══ Collected material
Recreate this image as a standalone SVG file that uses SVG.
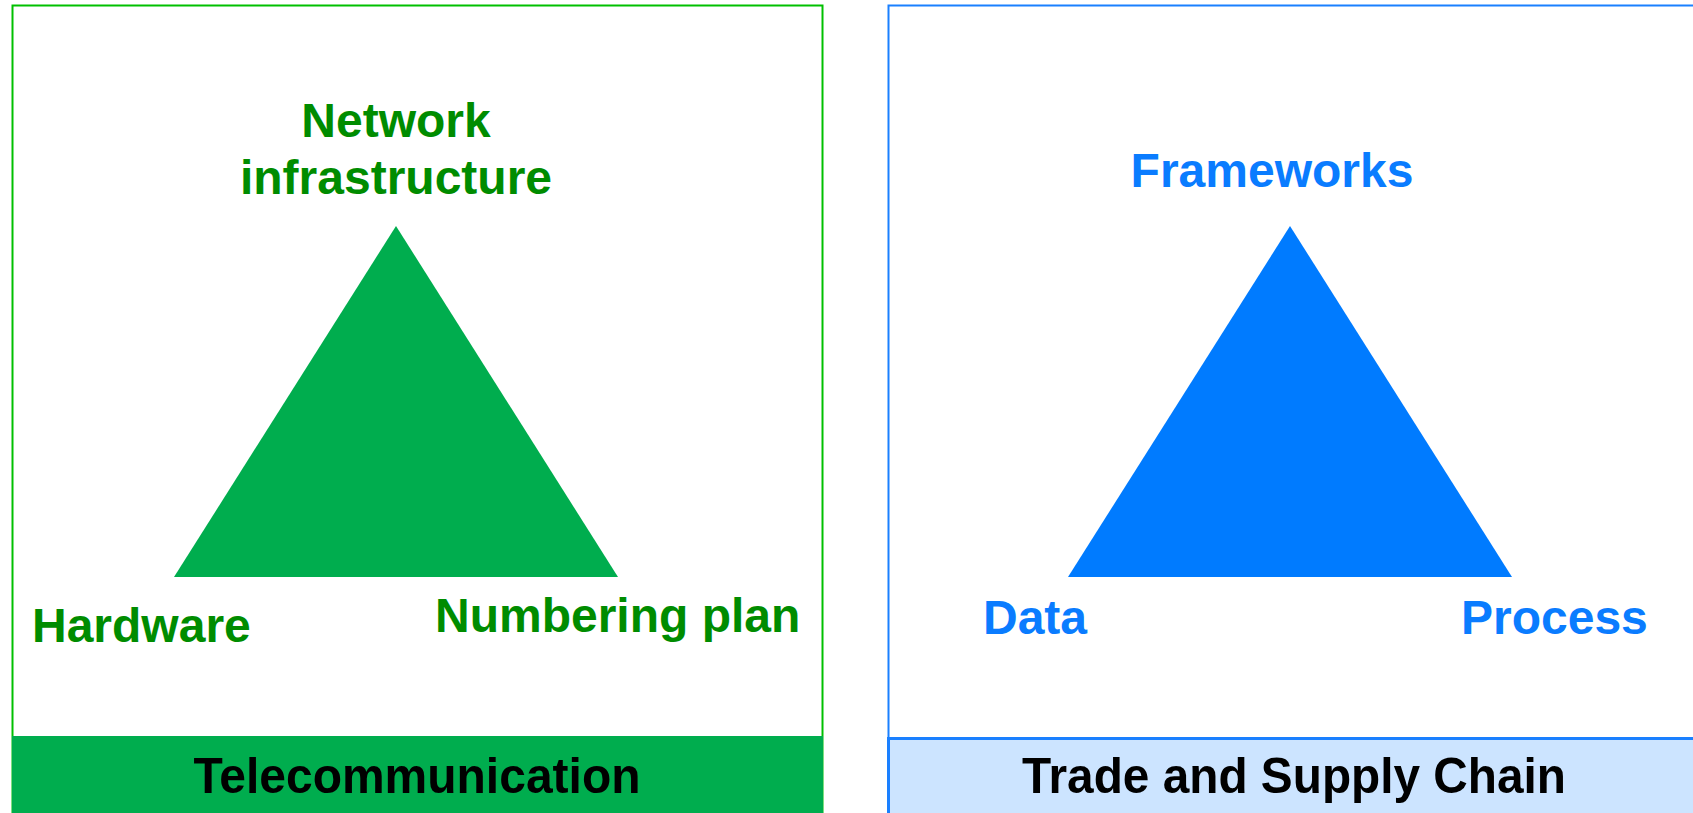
<svg xmlns="http://www.w3.org/2000/svg" width="1693" height="813" viewBox="0 0 1693 813">
<style>
.lbl{font-family:"Liberation Sans",Arial,sans-serif;font-weight:bold;font-size:48px}
.g{fill:#008c00}
.b{fill:#0a7cff}
.title{font-family:"Liberation Sans",Arial,sans-serif;font-weight:bold;font-size:50px;fill:#000}
</style>
<rect width="1693" height="813" fill="#fff"/>
<g id="telecom">
  <rect x="12.5" y="5.5" width="810" height="820" fill="#fff" stroke="#00c000" stroke-width="2"/>
  <rect x="12" y="736" width="811" height="80" fill="#00ad4e"/>
  <text class="title" x="417" y="793" text-anchor="middle" textLength="447" lengthAdjust="spacingAndGlyphs">Telecommunication</text>
  <polygon points="396,226 618,577 174,577" fill="#00ad4e"/>
  <text class="lbl g" x="396" y="137" text-anchor="middle">Network</text>
  <text class="lbl g" x="396" y="194" text-anchor="middle">infrastructure</text>
  <text class="lbl g" x="32" y="642">Hardware</text>
  <text class="lbl g" x="435" y="632">Numbering plan</text>
</g>
<g id="trade">
  <rect x="888.5" y="5.5" width="820" height="820" fill="#fff" stroke="#1a80ff" stroke-width="2"/>
  <rect x="888.5" y="738.5" width="820" height="80" fill="#cce4ff" stroke="#1a80ff" stroke-width="3"/>
  <text class="title" x="1294" y="793" text-anchor="middle" textLength="544" lengthAdjust="spacingAndGlyphs">Trade and Supply Chain</text>
  <polygon points="1290,226 1512,577 1068,577" fill="#007bff"/>
  <text class="lbl b" x="1272" y="187" text-anchor="middle">Frameworks</text>
  <text class="lbl b" x="983" y="634">Data</text>
  <text class="lbl b" x="1461" y="634">Process</text>
</g>
<g id="connectors"/>
</svg>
════
Copy out all the data without changing anything, and drop the pictures.

Recreate this image as a standalone SVG file that uses SVG.
<svg xmlns="http://www.w3.org/2000/svg" width="1693" height="813" viewBox="0 0 1693 813">
<style>
.lbl{font-family:"Liberation Sans",Arial,sans-serif;font-weight:bold;font-size:48px}
.g{fill:#008c00}
.b{fill:#0a7cff}
.title{font-family:"Liberation Sans",Arial,sans-serif;font-weight:bold;font-size:50px;fill:#000}
</style>
<rect width="1693" height="813" fill="#fff"/>
<g id="telecom">
  <rect x="12.5" y="5.5" width="810" height="820" fill="#fff" stroke="#00c000" stroke-width="2"/>
  <rect x="12" y="736" width="811" height="80" fill="#00ad4e"/>
  <text class="title" x="417" y="793" text-anchor="middle" textLength="447" lengthAdjust="spacingAndGlyphs">Telecommunication</text>
  <polygon points="396,226 618,577 174,577" fill="#00ad4e"/>
  <text class="lbl g" x="396" y="137" text-anchor="middle">Network</text>
  <text class="lbl g" x="396" y="194" text-anchor="middle">infrastructure</text>
  <text class="lbl g" x="32" y="642">Hardware</text>
  <text class="lbl g" x="435" y="632">Numbering plan</text>
</g>
<g id="trade">
  <rect x="888.5" y="5.5" width="820" height="820" fill="#fff" stroke="#1a80ff" stroke-width="2"/>
  <rect x="888.5" y="738.5" width="820" height="80" fill="#cce4ff" stroke="#1a80ff" stroke-width="3"/>
  <text class="title" x="1294" y="793" text-anchor="middle" textLength="544" lengthAdjust="spacingAndGlyphs">Trade and Supply Chain</text>
  <polygon points="1290,226 1512,577 1068,577" fill="#007bff"/>
  <text class="lbl b" x="1272" y="187" text-anchor="middle">Frameworks</text>
  <text class="lbl b" x="983" y="634">Data</text>
  <text class="lbl b" x="1461" y="634">Process</text>
</g>
<g id="connectors"/>
</svg>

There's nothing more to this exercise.